Michael Dummet in The Logical Basis of Metaphysics argued strongly for the importance of constructive varieties of formal logic for philosophy. Constructive logics are inherently inference-centered, because construction basically just is a form of inference. (Dummet is concerned to reject varieties of realism that I would call naive, but seems to believe the taxonomy of realisms is exhausted at this point. This leads him to advocate a form of anti-realism. His book is part of a rather polarized debate in recent decades about realism and anti-realism. I see significant overlap between non-naive realisms and nonsubjective idealisms, so I would want to weaken his strong anti-realist conclusions, and I think Brandom helps us to do that.)

Without endorsing Dummet’s anti-realism in its strong form, I appreciate his argument for the philosophical preferability of constructive over classical logic. It seems to me that one cannot use modern “classical” formal logic without substantial representationalist assumptions, and a lot of assumed truth as well. If and when we do move into a formal domain, this becomes important.

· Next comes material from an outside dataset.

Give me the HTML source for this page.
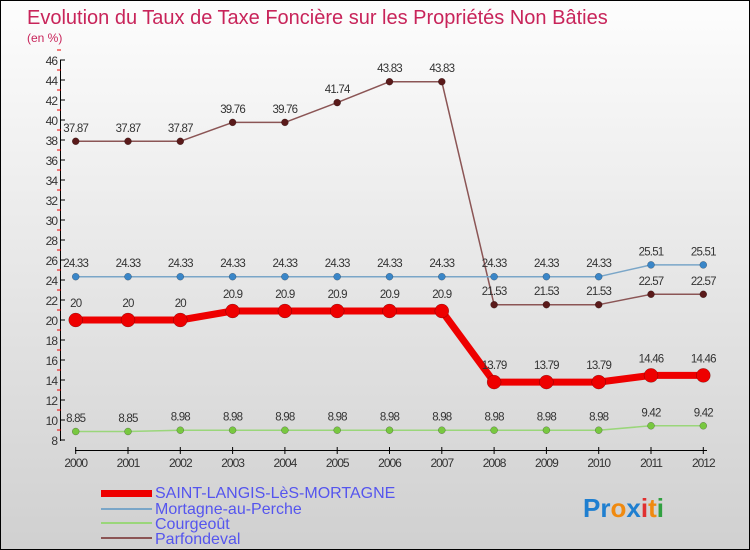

As used in today’s computer science, constructive logic looks in some ways extremely different in its philosophical implications from Brouwer’s original presentation. Brouwer clouded the matter by mixing good mathematics with philosophical positions on intuition and subjectivity that were both questionable and not nearly as intrinsic to the mathematics as he seemed to believe. The formal parts of his argument now have a much wider audience and much greater interest than his philosophizing.

Constructive logic puts proof or evidence before truth, and eschews appeals to self-evidence. Expressive genealogy puts the material-inferential explicitation of meaning before truth, and eschews appeals to self-evidence. Both strongly emphasize justification, but one is concerned with proof, the other with well-founded interpretation. Each has its place, and they fit well together.